## Written exercise
Restate each line of the listing exactly, without carrying over any pictures.

## Given material
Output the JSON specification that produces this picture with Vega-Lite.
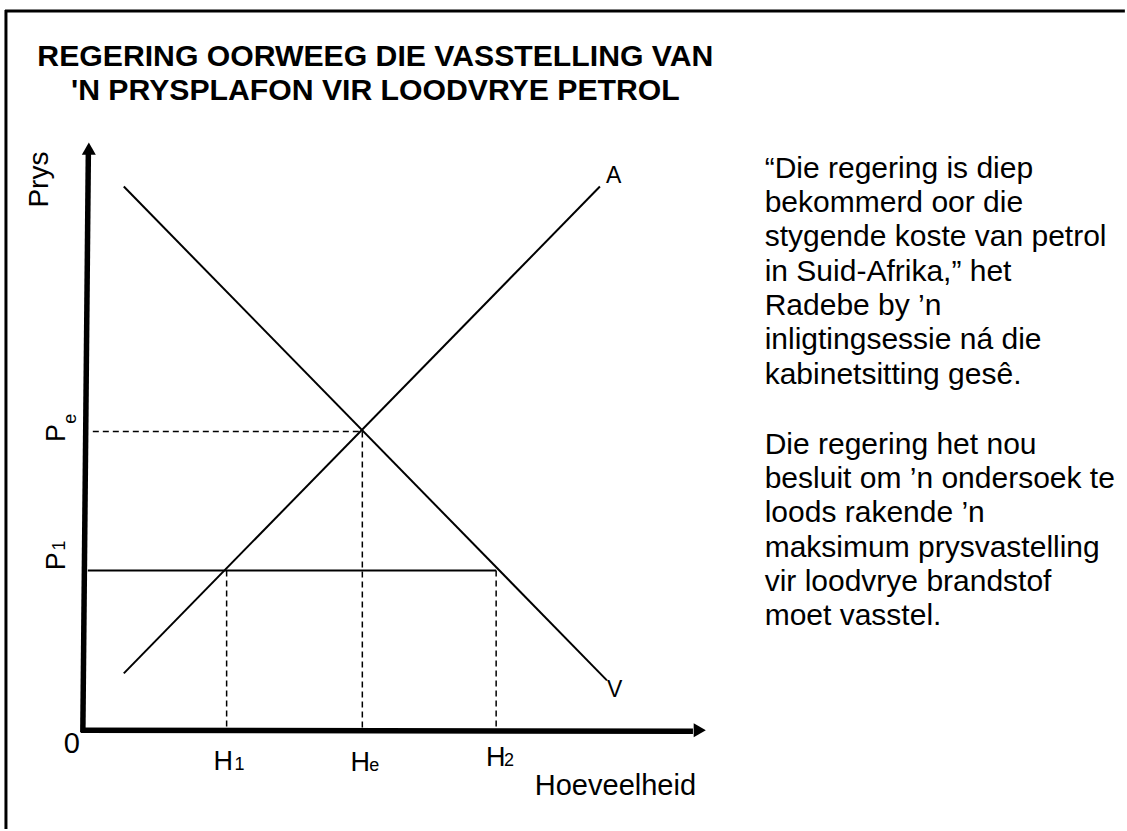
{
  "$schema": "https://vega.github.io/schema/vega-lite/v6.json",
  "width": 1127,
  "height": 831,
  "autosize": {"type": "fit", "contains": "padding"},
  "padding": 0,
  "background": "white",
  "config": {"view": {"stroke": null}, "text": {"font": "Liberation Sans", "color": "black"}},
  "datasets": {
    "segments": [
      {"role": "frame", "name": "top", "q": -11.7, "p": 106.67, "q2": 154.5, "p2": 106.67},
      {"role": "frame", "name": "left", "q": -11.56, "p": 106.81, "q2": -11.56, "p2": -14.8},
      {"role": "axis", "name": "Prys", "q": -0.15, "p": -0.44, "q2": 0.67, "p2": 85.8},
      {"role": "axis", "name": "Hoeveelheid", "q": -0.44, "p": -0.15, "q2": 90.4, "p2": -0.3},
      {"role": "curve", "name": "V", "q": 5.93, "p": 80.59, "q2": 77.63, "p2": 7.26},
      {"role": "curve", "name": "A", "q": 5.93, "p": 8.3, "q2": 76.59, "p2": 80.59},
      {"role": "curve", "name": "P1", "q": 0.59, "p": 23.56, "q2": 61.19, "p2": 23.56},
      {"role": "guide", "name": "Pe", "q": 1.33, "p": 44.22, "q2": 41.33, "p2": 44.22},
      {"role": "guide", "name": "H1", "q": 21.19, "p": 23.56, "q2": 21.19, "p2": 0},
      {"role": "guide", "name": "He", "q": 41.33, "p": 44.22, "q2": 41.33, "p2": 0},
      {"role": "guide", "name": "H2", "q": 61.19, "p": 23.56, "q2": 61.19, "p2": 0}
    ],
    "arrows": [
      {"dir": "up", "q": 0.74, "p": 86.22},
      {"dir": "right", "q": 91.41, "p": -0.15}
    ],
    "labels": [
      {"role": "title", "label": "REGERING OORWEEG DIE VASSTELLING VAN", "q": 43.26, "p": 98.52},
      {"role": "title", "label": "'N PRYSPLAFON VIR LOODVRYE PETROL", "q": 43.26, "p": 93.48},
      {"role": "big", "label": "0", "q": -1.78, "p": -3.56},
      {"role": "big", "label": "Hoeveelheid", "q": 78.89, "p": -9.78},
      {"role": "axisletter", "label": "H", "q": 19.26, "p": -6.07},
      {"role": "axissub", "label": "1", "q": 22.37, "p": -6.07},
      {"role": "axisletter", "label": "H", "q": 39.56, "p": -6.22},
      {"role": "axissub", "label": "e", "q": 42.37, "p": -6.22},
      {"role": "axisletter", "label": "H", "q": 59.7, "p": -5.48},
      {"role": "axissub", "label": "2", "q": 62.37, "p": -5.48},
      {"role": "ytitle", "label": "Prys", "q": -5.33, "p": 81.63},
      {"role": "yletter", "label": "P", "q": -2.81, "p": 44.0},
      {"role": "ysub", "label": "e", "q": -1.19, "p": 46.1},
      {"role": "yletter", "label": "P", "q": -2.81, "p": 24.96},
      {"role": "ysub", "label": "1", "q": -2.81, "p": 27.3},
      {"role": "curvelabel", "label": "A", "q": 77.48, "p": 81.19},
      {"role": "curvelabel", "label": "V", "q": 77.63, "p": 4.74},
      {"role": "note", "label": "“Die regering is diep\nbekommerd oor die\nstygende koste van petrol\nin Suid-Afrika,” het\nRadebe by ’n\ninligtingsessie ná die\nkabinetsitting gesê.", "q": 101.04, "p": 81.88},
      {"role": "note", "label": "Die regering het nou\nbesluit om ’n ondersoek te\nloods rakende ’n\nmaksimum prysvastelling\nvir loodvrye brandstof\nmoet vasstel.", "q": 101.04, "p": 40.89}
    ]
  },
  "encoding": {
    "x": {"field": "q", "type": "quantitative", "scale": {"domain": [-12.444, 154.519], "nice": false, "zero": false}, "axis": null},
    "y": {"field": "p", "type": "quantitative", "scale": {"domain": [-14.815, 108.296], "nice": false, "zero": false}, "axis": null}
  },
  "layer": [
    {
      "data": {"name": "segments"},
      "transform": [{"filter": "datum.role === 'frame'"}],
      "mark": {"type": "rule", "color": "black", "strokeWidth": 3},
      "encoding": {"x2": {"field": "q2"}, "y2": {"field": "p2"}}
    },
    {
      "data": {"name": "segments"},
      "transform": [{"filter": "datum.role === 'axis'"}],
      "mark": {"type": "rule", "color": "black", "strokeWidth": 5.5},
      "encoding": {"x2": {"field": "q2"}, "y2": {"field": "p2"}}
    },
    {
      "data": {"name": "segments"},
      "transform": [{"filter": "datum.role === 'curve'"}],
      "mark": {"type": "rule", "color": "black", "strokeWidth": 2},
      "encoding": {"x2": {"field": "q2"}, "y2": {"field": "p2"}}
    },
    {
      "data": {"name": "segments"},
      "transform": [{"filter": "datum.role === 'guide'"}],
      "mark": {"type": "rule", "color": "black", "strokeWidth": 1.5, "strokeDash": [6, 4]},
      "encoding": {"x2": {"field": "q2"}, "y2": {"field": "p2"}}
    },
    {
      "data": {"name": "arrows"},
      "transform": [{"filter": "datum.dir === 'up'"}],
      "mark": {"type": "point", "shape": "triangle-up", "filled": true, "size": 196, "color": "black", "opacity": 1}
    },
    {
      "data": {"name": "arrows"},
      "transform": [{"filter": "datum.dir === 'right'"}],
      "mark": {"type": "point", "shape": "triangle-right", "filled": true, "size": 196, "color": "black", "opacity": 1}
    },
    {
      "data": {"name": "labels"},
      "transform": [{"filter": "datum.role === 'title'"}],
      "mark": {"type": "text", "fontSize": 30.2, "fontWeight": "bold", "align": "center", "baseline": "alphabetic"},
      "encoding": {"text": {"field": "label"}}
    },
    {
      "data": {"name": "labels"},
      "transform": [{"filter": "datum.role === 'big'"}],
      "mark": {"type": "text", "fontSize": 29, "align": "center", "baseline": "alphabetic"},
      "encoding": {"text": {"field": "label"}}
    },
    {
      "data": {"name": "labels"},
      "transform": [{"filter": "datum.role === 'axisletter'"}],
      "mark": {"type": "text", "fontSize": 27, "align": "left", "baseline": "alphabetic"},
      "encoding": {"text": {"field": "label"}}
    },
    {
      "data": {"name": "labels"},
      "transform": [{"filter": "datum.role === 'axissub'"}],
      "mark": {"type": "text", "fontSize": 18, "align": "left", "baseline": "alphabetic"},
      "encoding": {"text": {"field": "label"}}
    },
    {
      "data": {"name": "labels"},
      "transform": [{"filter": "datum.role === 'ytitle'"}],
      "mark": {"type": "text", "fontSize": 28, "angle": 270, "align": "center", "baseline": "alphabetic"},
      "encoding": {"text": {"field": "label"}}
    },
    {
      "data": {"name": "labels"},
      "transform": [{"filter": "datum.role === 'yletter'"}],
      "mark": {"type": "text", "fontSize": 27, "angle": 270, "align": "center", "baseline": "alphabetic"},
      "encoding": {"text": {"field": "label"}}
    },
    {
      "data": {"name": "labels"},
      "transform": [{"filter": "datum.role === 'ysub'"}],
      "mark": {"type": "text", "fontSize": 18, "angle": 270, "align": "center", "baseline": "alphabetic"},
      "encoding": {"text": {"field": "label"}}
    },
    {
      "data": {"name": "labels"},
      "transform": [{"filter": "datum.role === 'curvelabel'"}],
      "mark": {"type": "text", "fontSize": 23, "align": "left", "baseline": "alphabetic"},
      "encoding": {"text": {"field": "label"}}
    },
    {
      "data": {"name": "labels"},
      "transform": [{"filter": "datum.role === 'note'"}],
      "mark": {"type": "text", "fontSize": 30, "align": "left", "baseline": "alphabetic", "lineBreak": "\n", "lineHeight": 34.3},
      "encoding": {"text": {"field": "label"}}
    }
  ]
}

## Complete response
Output the JSON specification that produces this picture with Vega-Lite.
{
  "$schema": "https://vega.github.io/schema/vega-lite/v6.json",
  "width": 1127,
  "height": 831,
  "autosize": {"type": "fit", "contains": "padding"},
  "padding": 0,
  "background": "white",
  "config": {"view": {"stroke": null}, "text": {"font": "Liberation Sans", "color": "black"}},
  "datasets": {
    "segments": [
      {"role": "frame", "name": "top", "q": -11.7, "p": 106.67, "q2": 154.5, "p2": 106.67},
      {"role": "frame", "name": "left", "q": -11.56, "p": 106.81, "q2": -11.56, "p2": -14.8},
      {"role": "axis", "name": "Prys", "q": -0.15, "p": -0.44, "q2": 0.67, "p2": 85.8},
      {"role": "axis", "name": "Hoeveelheid", "q": -0.44, "p": -0.15, "q2": 90.4, "p2": -0.3},
      {"role": "curve", "name": "V", "q": 5.93, "p": 80.59, "q2": 77.63, "p2": 7.26},
      {"role": "curve", "name": "A", "q": 5.93, "p": 8.3, "q2": 76.59, "p2": 80.59},
      {"role": "curve", "name": "P1", "q": 0.59, "p": 23.56, "q2": 61.19, "p2": 23.56},
      {"role": "guide", "name": "Pe", "q": 1.33, "p": 44.22, "q2": 41.33, "p2": 44.22},
      {"role": "guide", "name": "H1", "q": 21.19, "p": 23.56, "q2": 21.19, "p2": 0},
      {"role": "guide", "name": "He", "q": 41.33, "p": 44.22, "q2": 41.33, "p2": 0},
      {"role": "guide", "name": "H2", "q": 61.19, "p": 23.56, "q2": 61.19, "p2": 0}
    ],
    "arrows": [
      {"dir": "up", "q": 0.74, "p": 86.22},
      {"dir": "right", "q": 91.41, "p": -0.15}
    ],
    "labels": [
      {"role": "title", "label": "REGERING OORWEEG DIE VASSTELLING VAN", "q": 43.26, "p": 98.52},
      {"role": "title", "label": "'N PRYSPLAFON VIR LOODVRYE PETROL", "q": 43.26, "p": 93.48},
      {"role": "big", "label": "0", "q": -1.78, "p": -3.56},
      {"role": "big", "label": "Hoeveelheid", "q": 78.89, "p": -9.78},
      {"role": "axisletter", "label": "H", "q": 19.26, "p": -6.07},
      {"role": "axissub", "label": "1", "q": 22.37, "p": -6.07},
      {"role": "axisletter", "label": "H", "q": 39.56, "p": -6.22},
      {"role": "axissub", "label": "e", "q": 42.37, "p": -6.22},
      {"role": "axisletter", "label": "H", "q": 59.7, "p": -5.48},
      {"role": "axissub", "label": "2", "q": 62.37, "p": -5.48},
      {"role": "ytitle", "label": "Prys", "q": -5.33, "p": 81.63},
      {"role": "yletter", "label": "P", "q": -2.81, "p": 44.0},
      {"role": "ysub", "label": "e", "q": -1.19, "p": 46.1},
      {"role": "yletter", "label": "P", "q": -2.81, "p": 24.96},
      {"role": "ysub", "label": "1", "q": -2.81, "p": 27.3},
      {"role": "curvelabel", "label": "A", "q": 77.48, "p": 81.19},
      {"role": "curvelabel", "label": "V", "q": 77.63, "p": 4.74},
      {"role": "note", "label": "“Die regering is diep\nbekommerd oor die\nstygende koste van petrol\nin Suid-Afrika,” het\nRadebe by ’n\ninligtingsessie ná die\nkabinetsitting gesê.", "q": 101.04, "p": 81.88},
      {"role": "note", "label": "Die regering het nou\nbesluit om ’n ondersoek te\nloods rakende ’n\nmaksimum prysvastelling\nvir loodvrye brandstof\nmoet vasstel.", "q": 101.04, "p": 40.89}
    ]
  },
  "encoding": {
    "x": {"field": "q", "type": "quantitative", "scale": {"domain": [-12.444, 154.519], "nice": false, "zero": false}, "axis": null},
    "y": {"field": "p", "type": "quantitative", "scale": {"domain": [-14.815, 108.296], "nice": false, "zero": false}, "axis": null}
  },
  "layer": [
    {
      "data": {"name": "segments"},
      "transform": [{"filter": "datum.role === 'frame'"}],
      "mark": {"type": "rule", "color": "black", "strokeWidth": 3},
      "encoding": {"x2": {"field": "q2"}, "y2": {"field": "p2"}}
    },
    {
      "data": {"name": "segments"},
      "transform": [{"filter": "datum.role === 'axis'"}],
      "mark": {"type": "rule", "color": "black", "strokeWidth": 5.5},
      "encoding": {"x2": {"field": "q2"}, "y2": {"field": "p2"}}
    },
    {
      "data": {"name": "segments"},
      "transform": [{"filter": "datum.role === 'curve'"}],
      "mark": {"type": "rule", "color": "black", "strokeWidth": 2},
      "encoding": {"x2": {"field": "q2"}, "y2": {"field": "p2"}}
    },
    {
      "data": {"name": "segments"},
      "transform": [{"filter": "datum.role === 'guide'"}],
      "mark": {"type": "rule", "color": "black", "strokeWidth": 1.5, "strokeDash": [6, 4]},
      "encoding": {"x2": {"field": "q2"}, "y2": {"field": "p2"}}
    },
    {
      "data": {"name": "arrows"},
      "transform": [{"filter": "datum.dir === 'up'"}],
      "mark": {"type": "point", "shape": "triangle-up", "filled": true, "size": 196, "color": "black", "opacity": 1}
    },
    {
      "data": {"name": "arrows"},
      "transform": [{"filter": "datum.dir === 'right'"}],
      "mark": {"type": "point", "shape": "triangle-right", "filled": true, "size": 196, "color": "black", "opacity": 1}
    },
    {
      "data": {"name": "labels"},
      "transform": [{"filter": "datum.role === 'title'"}],
      "mark": {"type": "text", "fontSize": 30.2, "fontWeight": "bold", "align": "center", "baseline": "alphabetic"},
      "encoding": {"text": {"field": "label"}}
    },
    {
      "data": {"name": "labels"},
      "transform": [{"filter": "datum.role === 'big'"}],
      "mark": {"type": "text", "fontSize": 29, "align": "center", "baseline": "alphabetic"},
      "encoding": {"text": {"field": "label"}}
    },
    {
      "data": {"name": "labels"},
      "transform": [{"filter": "datum.role === 'axisletter'"}],
      "mark": {"type": "text", "fontSize": 27, "align": "left", "baseline": "alphabetic"},
      "encoding": {"text": {"field": "label"}}
    },
    {
      "data": {"name": "labels"},
      "transform": [{"filter": "datum.role === 'axissub'"}],
      "mark": {"type": "text", "fontSize": 18, "align": "left", "baseline": "alphabetic"},
      "encoding": {"text": {"field": "label"}}
    },
    {
      "data": {"name": "labels"},
      "transform": [{"filter": "datum.role === 'ytitle'"}],
      "mark": {"type": "text", "fontSize": 28, "angle": 270, "align": "center", "baseline": "alphabetic"},
      "encoding": {"text": {"field": "label"}}
    },
    {
      "data": {"name": "labels"},
      "transform": [{"filter": "datum.role === 'yletter'"}],
      "mark": {"type": "text", "fontSize": 27, "angle": 270, "align": "center", "baseline": "alphabetic"},
      "encoding": {"text": {"field": "label"}}
    },
    {
      "data": {"name": "labels"},
      "transform": [{"filter": "datum.role === 'ysub'"}],
      "mark": {"type": "text", "fontSize": 18, "angle": 270, "align": "center", "baseline": "alphabetic"},
      "encoding": {"text": {"field": "label"}}
    },
    {
      "data": {"name": "labels"},
      "transform": [{"filter": "datum.role === 'curvelabel'"}],
      "mark": {"type": "text", "fontSize": 23, "align": "left", "baseline": "alphabetic"},
      "encoding": {"text": {"field": "label"}}
    },
    {
      "data": {"name": "labels"},
      "transform": [{"filter": "datum.role === 'note'"}],
      "mark": {"type": "text", "fontSize": 30, "align": "left", "baseline": "alphabetic", "lineBreak": "\n", "lineHeight": 34.3},
      "encoding": {"text": {"field": "label"}}
    }
  ]
}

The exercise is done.